DIRECTIONS: All of the lines below are to be transcribed faithfully, with pictures excluded from the copy.
** Start of DATASET CONTENT **
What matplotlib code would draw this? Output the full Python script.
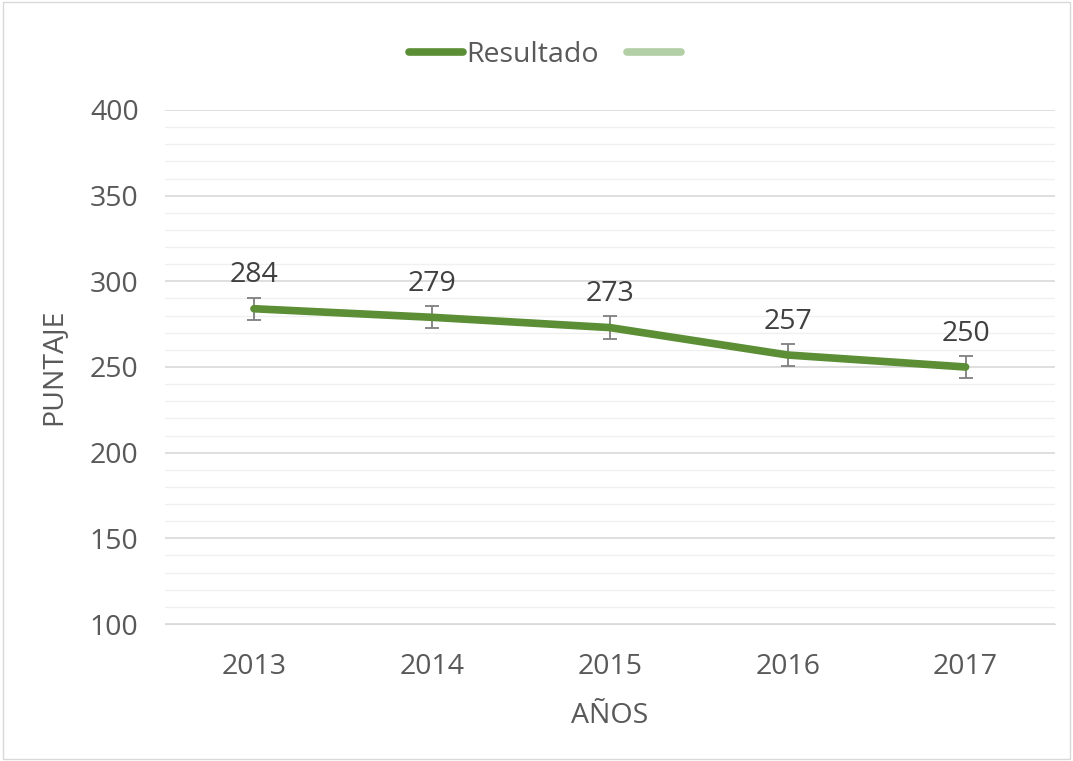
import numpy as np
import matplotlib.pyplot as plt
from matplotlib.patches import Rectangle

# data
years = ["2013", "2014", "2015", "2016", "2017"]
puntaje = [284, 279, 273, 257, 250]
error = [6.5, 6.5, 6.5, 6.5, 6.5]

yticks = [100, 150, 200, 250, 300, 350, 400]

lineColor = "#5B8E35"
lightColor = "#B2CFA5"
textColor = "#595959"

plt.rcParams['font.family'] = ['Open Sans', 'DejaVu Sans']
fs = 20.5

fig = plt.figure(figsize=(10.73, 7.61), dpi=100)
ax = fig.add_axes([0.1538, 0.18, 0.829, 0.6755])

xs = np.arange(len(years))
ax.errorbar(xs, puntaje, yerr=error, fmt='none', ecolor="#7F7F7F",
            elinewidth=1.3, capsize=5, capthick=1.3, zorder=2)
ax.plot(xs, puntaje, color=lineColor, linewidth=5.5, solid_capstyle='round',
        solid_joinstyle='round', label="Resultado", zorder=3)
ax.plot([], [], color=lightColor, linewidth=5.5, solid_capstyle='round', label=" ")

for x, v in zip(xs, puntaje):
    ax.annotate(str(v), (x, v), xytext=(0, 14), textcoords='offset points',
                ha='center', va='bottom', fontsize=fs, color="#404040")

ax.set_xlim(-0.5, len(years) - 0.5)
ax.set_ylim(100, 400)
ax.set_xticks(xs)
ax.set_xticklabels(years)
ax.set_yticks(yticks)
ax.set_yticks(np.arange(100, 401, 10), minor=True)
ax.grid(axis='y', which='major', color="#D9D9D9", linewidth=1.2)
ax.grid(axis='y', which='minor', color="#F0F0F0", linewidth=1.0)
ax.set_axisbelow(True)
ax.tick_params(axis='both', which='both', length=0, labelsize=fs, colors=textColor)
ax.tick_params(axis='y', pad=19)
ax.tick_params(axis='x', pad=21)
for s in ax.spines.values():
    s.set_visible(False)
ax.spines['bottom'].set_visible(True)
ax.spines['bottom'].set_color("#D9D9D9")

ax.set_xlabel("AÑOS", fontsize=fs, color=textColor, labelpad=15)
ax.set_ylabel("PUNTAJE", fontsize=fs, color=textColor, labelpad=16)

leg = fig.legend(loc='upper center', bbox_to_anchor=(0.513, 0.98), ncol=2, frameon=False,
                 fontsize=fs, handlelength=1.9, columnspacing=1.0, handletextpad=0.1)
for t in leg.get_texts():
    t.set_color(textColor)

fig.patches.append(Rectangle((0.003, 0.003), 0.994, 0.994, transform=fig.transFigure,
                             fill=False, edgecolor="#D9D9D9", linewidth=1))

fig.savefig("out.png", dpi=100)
** End of DATASET CONTENT **
FULL RESPONSE:
What matplotlib code would draw this? Output the full Python script.
import numpy as np
import matplotlib.pyplot as plt
from matplotlib.patches import Rectangle

# data
years = ["2013", "2014", "2015", "2016", "2017"]
puntaje = [284, 279, 273, 257, 250]
error = [6.5, 6.5, 6.5, 6.5, 6.5]

yticks = [100, 150, 200, 250, 300, 350, 400]

lineColor = "#5B8E35"
lightColor = "#B2CFA5"
textColor = "#595959"

plt.rcParams['font.family'] = ['Open Sans', 'DejaVu Sans']
fs = 20.5

fig = plt.figure(figsize=(10.73, 7.61), dpi=100)
ax = fig.add_axes([0.1538, 0.18, 0.829, 0.6755])

xs = np.arange(len(years))
ax.errorbar(xs, puntaje, yerr=error, fmt='none', ecolor="#7F7F7F",
            elinewidth=1.3, capsize=5, capthick=1.3, zorder=2)
ax.plot(xs, puntaje, color=lineColor, linewidth=5.5, solid_capstyle='round',
        solid_joinstyle='round', label="Resultado", zorder=3)
ax.plot([], [], color=lightColor, linewidth=5.5, solid_capstyle='round', label=" ")

for x, v in zip(xs, puntaje):
    ax.annotate(str(v), (x, v), xytext=(0, 14), textcoords='offset points',
                ha='center', va='bottom', fontsize=fs, color="#404040")

ax.set_xlim(-0.5, len(years) - 0.5)
ax.set_ylim(100, 400)
ax.set_xticks(xs)
ax.set_xticklabels(years)
ax.set_yticks(yticks)
ax.set_yticks(np.arange(100, 401, 10), minor=True)
ax.grid(axis='y', which='major', color="#D9D9D9", linewidth=1.2)
ax.grid(axis='y', which='minor', color="#F0F0F0", linewidth=1.0)
ax.set_axisbelow(True)
ax.tick_params(axis='both', which='both', length=0, labelsize=fs, colors=textColor)
ax.tick_params(axis='y', pad=19)
ax.tick_params(axis='x', pad=21)
for s in ax.spines.values():
    s.set_visible(False)
ax.spines['bottom'].set_visible(True)
ax.spines['bottom'].set_color("#D9D9D9")

ax.set_xlabel("AÑOS", fontsize=fs, color=textColor, labelpad=15)
ax.set_ylabel("PUNTAJE", fontsize=fs, color=textColor, labelpad=16)

leg = fig.legend(loc='upper center', bbox_to_anchor=(0.513, 0.98), ncol=2, frameon=False,
                 fontsize=fs, handlelength=1.9, columnspacing=1.0, handletextpad=0.1)
for t in leg.get_texts():
    t.set_color(textColor)

fig.patches.append(Rectangle((0.003, 0.003), 0.994, 0.994, transform=fig.transFigure,
                             fill=False, edgecolor="#D9D9D9", linewidth=1))

fig.savefig("out.png", dpi=100)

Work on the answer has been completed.